Interior forest is preferred by particular plant and animal species that require a type of habitat isolated from other, non-forest areas. Data to develop this indicator were taken from the National Land Cover Data set (NLCD) and State Highway Administration roads data. Interior forest was defined as forested land cover at least 300 feet from non-forest land cover or from primary, secondary, or county roads (i.e., roads considered large enough to break the canopy). The indicator is expressed as the number of acres of interior forest in the watershed divided by the land acres in the watershed.
Many species are officially listed as rare, threatened, and endangered because of habitat loss. Cutting of old growth forests and development are probably the primary factors responsible for the imperiled status of the Delmarva fox squirrel, which requires a largely closed forest canopy and open understory. The northern goshawk, a state endangered species, nests in mature and old tree habitat. Twenty-one species of birds that breed in coastal Maryland and that require large blocks of interior forest are tracked annually by the U.S. Geological Survey.

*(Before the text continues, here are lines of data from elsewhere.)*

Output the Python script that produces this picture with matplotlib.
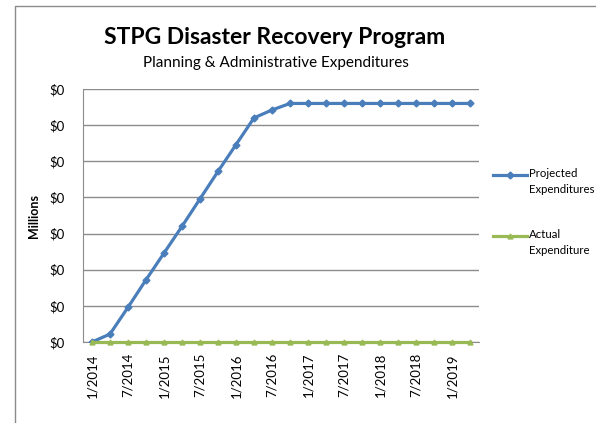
import numpy as np
import matplotlib
matplotlib.use("Agg")
import matplotlib.pyplot as plt
from matplotlib.lines import Line2D
from matplotlib.ticker import FuncFormatter

plt.rcParams['font.family'] = ['Lato', 'DejaVu Sans']

# quarterly dates, 1/2014 .. 4/2019
quarters = ['%d/%d' % (m, y) for y in range(2014, 2020) for m in (1, 4, 7, 10)][:22]

# values in millions
projected = [0.000, 0.011, 0.048, 0.086, 0.123, 0.160, 0.198, 0.236, 0.273, 0.310, 0.321,
             0.330, 0.330, 0.330, 0.330, 0.330, 0.330, 0.330, 0.330, 0.330, 0.330, 0.330]
actual = [0.0] * 22

series_names = ['Projected\nExpenditures', 'Actual\nExpenditure']

blue = '#4A7EBB'
green = '#98B954'

fig = plt.figure(figsize=(5.96, 4.23), dpi=100)
ax = fig.add_axes([83 / 596, 1 - 342 / 423, 396 / 596, 253 / 423])

x = np.arange(len(quarters))
ax.plot(x, projected, color=blue, lw=2.3, marker='D', ms=3.5, zorder=3)
ax.plot(x, actual, color=green, lw=2.3, marker='^', ms=3.5, zorder=4, clip_on=False)

ax.set_xlim(-0.5, len(quarters) - 0.5)
ax.set_ylim(0, 0.35)
ax.set_yticks(np.arange(0, 0.351, 0.05))
ax.yaxis.set_major_formatter(FuncFormatter(lambda v, p: '$%.0f' % v))
ax.grid(axis='y', color='#8c8c8c', lw=1)
ax.set_axisbelow(True)

ax.set_xticks(x[::2])
ax.set_xticklabels(quarters[::2], rotation=90, fontsize=9.5)
ax.tick_params(axis='x', length=0, pad=8)
ax.tick_params(axis='y', length=0, pad=13, labelsize=9.5)

for s in ['top', 'right']:
    ax.spines[s].set_visible(False)
ax.spines['left'].set_color('#8c8c8c')
ax.spines['bottom'].set_color('#8c8c8c')

ax.set_ylabel('Millions', fontsize=9, fontweight='bold', labelpad=7)

fig.text(275 / 596, 1 - 38 / 423, 'STPG Disaster Recovery Program', fontsize=16.5, fontweight='bold',
         ha='center', va='center')
fig.text(276 / 596, 1 - 63 / 423, 'Planning & Administrative Expenditures', fontsize=11,
         ha='center', va='center')

# legend on the right, key line next to the first text line
for name, col, mk, ly in [(series_names[0], blue, 'D', 175), (series_names[1], green, '^', 236)]:
    fig.add_artist(Line2D([493 / 596, 527 / 596], [1 - ly / 423] * 2, transform=fig.transFigure,
                          color=col, lw=2.3))
    fig.add_artist(Line2D([510 / 596], [1 - ly / 423], transform=fig.transFigure,
                          color=col, marker=mk, ms=3.5))
    fig.text(529 / 596, 1 - (ly - 7) / 423, name, fontsize=8.2, ha='left', va='top', linespacing=1.5)

# outer chart border
fig.add_artist(Line2D([15 / 596, 15 / 596, 1], [0, 1 - 6 / 423, 1 - 6 / 423],
                      transform=fig.transFigure, color='#8c8c8c', lw=1))

fig.savefig('out.png', dpi=100)
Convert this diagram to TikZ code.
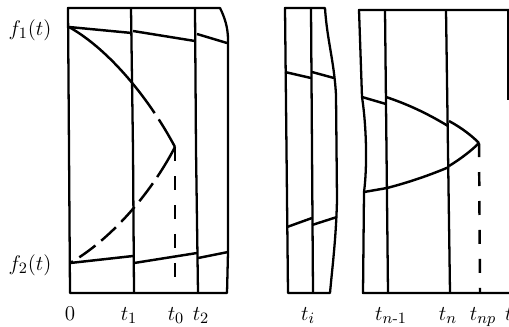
\documentclass[tikz,border=0pt]{standalone}
\usepackage{amsmath}
\usepackage{tikz}
\usetikzlibrary{positioning,calc}

\begin{document}
\begin{tikzpicture}[
  x=0.02cm, y=-0.02cm,
  font=\fontsize{12.5}{14}\selectfont,
  frame/.style={line width=1.3pt, line join=round},
  front/.style={line width=1.4pt},
  gapline/.style={line width=1.4pt, dash pattern=on 2.45cm off 0.15cm on 3cm},
  longdash/.style={line width=1.4pt, dash pattern=on 0.7cm off 0.15cm on 0.45cm off 0.15cm on 0.4cm off 0.15cm on 0.4cm off 0.15cm on 0.4cm off 0.15cm on 0.4cm off 0.15cm},
  drop/.style={line width=1.4pt, dash pattern=on 0.28cm off 0.3cm},
  tlabel/.style={anchor=base, inner sep=1pt},
]
\useasboundingbox (0,0) rectangle (509,326);

% first block: 0 .. t2
\draw[frame] (68,8) -- (220,8) .. controls (225,18) and (228,28) .. (228,40)
  -- (228,252) -- (227,293) -- (70,293) -- cycle;
\draw[frame] (131,8) -- (133,150) -- (134,293);
\draw[frame] (195,8) -- (196,150) -- (198,293);

\coordinate (f1) at (69,27);
\coordinate (f2) at (70,263);
\coordinate (p0) at (175,147);

\draw[front] (f1) -- (132,33) (133,31) -- (195,41) (197,34) -- (227,43);
\draw[front] (f2) -- (133,256) (134,263) -- (197,253) (198,258) -- (228,252);

\draw[gapline] (f1) .. controls (110,50) and (150,100) .. (p0);
\draw[longdash] (p0) .. controls (150,195) and (110,240) .. (f2);
\draw[drop] (p0) -- (175,293);

% middle block: t_i
\draw[frame] (285,8) -- (325,8) .. controls (327,40) and (334,60) .. (336,95)
  -- (337,200) .. controls (336,240) and (332,270) .. (330,293) -- (288,293) -- cycle;
\draw[frame] (311,8) -- (313,293);
\draw[front] (285,72) -- (311,78) (312,72) -- (334,78);
\draw[front] (287,227) -- (312,218) (312,225) -- (337,217);

% last block: t_{n-1} .. t_np
\draw[frame] (509,10) -- (359,10) -- (362,97) .. controls (367,130) and (367,170) .. (364,192)
  -- (363,293) -- (509,293);
\draw[frame] (385,10) -- (388,293);
\draw[frame] (446,10) -- (450,293);
\draw[frame] (508,10) -- (508,100);

\coordinate (pn) at (479,143);
\draw[front] (362,97) -- (386,104);
\draw[front] (386,97) .. controls (410,105) and (430,115) .. (448,126);
\draw[front] (449,121) .. controls (462,128) and (472,136) .. (pn);
\draw[front] (364,192) -- (387,188);
\draw[front] (387,188) .. controls (410,182) and (430,175) .. (449,167);
\draw[front] (449,166) .. controls (462,158) and (472,150) .. (pn);
\draw[drop] (pn) -- (480,293);

% labels
\node (lf1) at (30,30) {$f_1(t)$};
\node (lf2) at (30,265) {$f_2(t)$};
\node[tlabel] (l0) at (70,320) {$0$};
\node[tlabel] (lt1) at (129,320) {$t_1$};
\node[tlabel] (lt0) at (176,320) {$t_0$};
\node[tlabel] (lt2) at (201,320) {$t_2$};
\node[tlabel] (lti) at (308,320) {$t_i$};
\node[tlabel] (ltn1) at (391,320) {$t_{n\text{-}1}$};
\node[tlabel] (ltn) at (448,320) {$t_n$};
\node[tlabel] (ltnp) at (483,320) {$t_{np}$};
\node[tlabel, anchor=base west] (lcut) at (503,320) {$t$};
\end{tikzpicture}
\end{document}
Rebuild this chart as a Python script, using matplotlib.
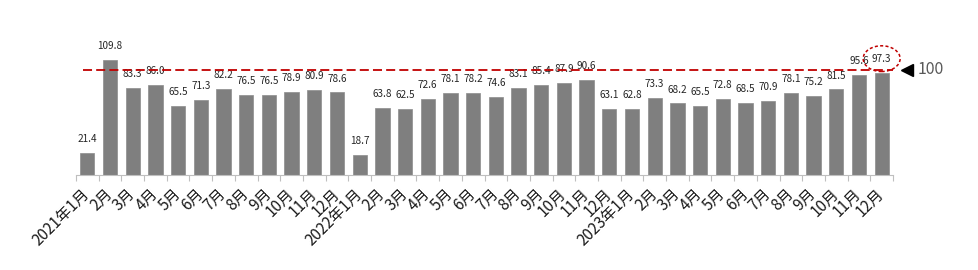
import matplotlib
matplotlib.use("Agg")
import matplotlib.pyplot as plt
from matplotlib.patches import Ellipse
import numpy as np

plt.rcParams['font.family'] = ['Noto Sans CJK SC', 'DejaVu Sans']

categories = ["2021年1月", "2月", "3月", "4月", "5月", "6月", "7月", "8月", "9月", "10月", "11月", "12月",
              "2022年1月", "2月", "3月", "4月", "5月", "6月", "7月", "8月", "9月", "10月", "11月", "12月",
              "2023年1月", "2月", "3月", "4月", "5月", "6月", "7月", "8月", "9月", "10月", "11月", "12月"]
values = [21.4, 109.8, 83.3, 86.0, 65.5, 71.3, 82.2, 76.5, 76.5, 78.9, 80.9, 78.6,
          18.7, 63.8, 62.5, 72.6, 78.1, 78.2, 74.6, 83.1, 85.4, 87.9, 90.6, 63.1,
          62.8, 73.3, 68.2, 65.5, 72.8, 68.5, 70.9, 78.1, 75.2, 81.5, 95.6, 97.3]
reference_level = 100
reference_label = "100"

W, H = 979, 270
fig = plt.figure(figsize=(W / 100, H / 100), dpi=100)
ax = fig.add_axes([76 / W, (H - 175) / H, (893 - 76) / W, (175 - 49) / H])

x = np.arange(len(values))
ax.bar(x, values, width=0.63, color="#7f7f7f", edgecolor="#8c8c8c", linewidth=0.5, zorder=2)
ax.set_xlim(-0.5, len(values) - 0.5)
ax.set_ylim(0, 120)

for xi, v in zip(x, values):
    ax.annotate(f"{v:.1f}", xy=(xi, v), xytext=(0, 10), textcoords="offset points",
                ha="center", va="center", fontsize=7.2, color="#262626", zorder=3)

ax.axhline(reference_level, xmin=(83 - 76) / (893 - 76), xmax=1.0, color="#c00000",
           linestyle=(0, (5, 2.3)), linewidth=1.3, zorder=4)

# highlight ellipse around last label
ax.add_patch(Ellipse((x[-1], values[-1] + 13.5), width=1.63, height=24.5, fill=False,
                     edgecolor="#c00000", linestyle=(0, (2, 1.5)), linewidth=1.1,
                     zorder=5, clip_on=False))

# reference marker
ax.plot([len(values) - 0.5 + 0.62], [reference_level], marker="<", markersize=9,
        color="black", clip_on=False, zorder=5)
ax.text(len(values) - 0.5 + 1.1, reference_level, reference_label, ha="left", va="center",
        fontsize=11.5, color="#595959", clip_on=False)

ax.set_xticks(np.arange(-0.5, len(values), 1.0), minor=False)
ax.set_xticklabels([])
ax.set_xticks(x, minor=True)
ax.set_xticklabels(categories, minor=True, rotation=45, ha="right", va="center",
                   rotation_mode="anchor", fontsize=11, color="#1a1a1a")
ax.tick_params(axis="x", which="major", length=4, color="#bfbfbf", width=0.8)
ax.tick_params(axis="x", which="minor", length=0, pad=12)

for s in ["top", "right", "left"]:
    ax.spines[s].set_visible(False)
ax.spines["bottom"].set_color("#bfbfbf")
ax.spines["bottom"].set_linewidth(0.8)
ax.set_yticks([])

fig.savefig("out.png", dpi=100)
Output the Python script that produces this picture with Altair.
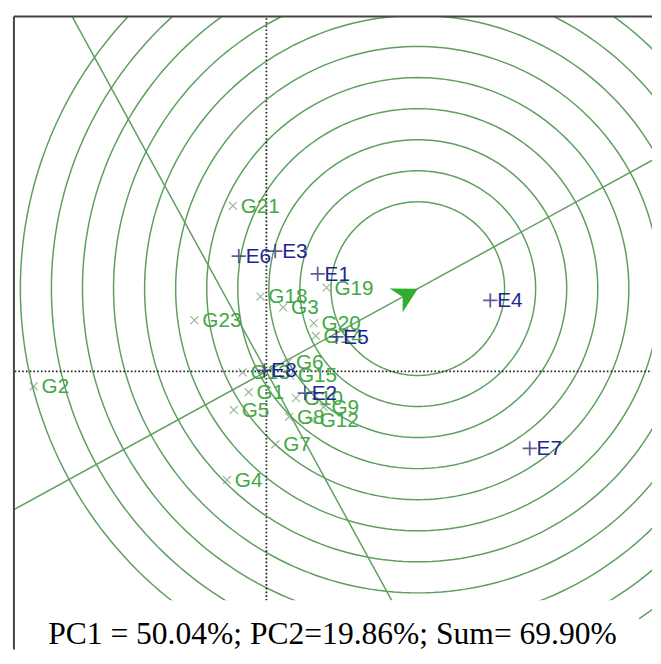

Interior forest habitats are relatively rare and easily lost. Interior forest provides one measure for identifying important habitat areas for specific species dependant upon interior conditions. As such, it can help in the identification of forest habitat conservation opportunities on a regional scale. It also suggests to local decision-makers that special care be taken in the land development process to avoid breaking up interior forest areas.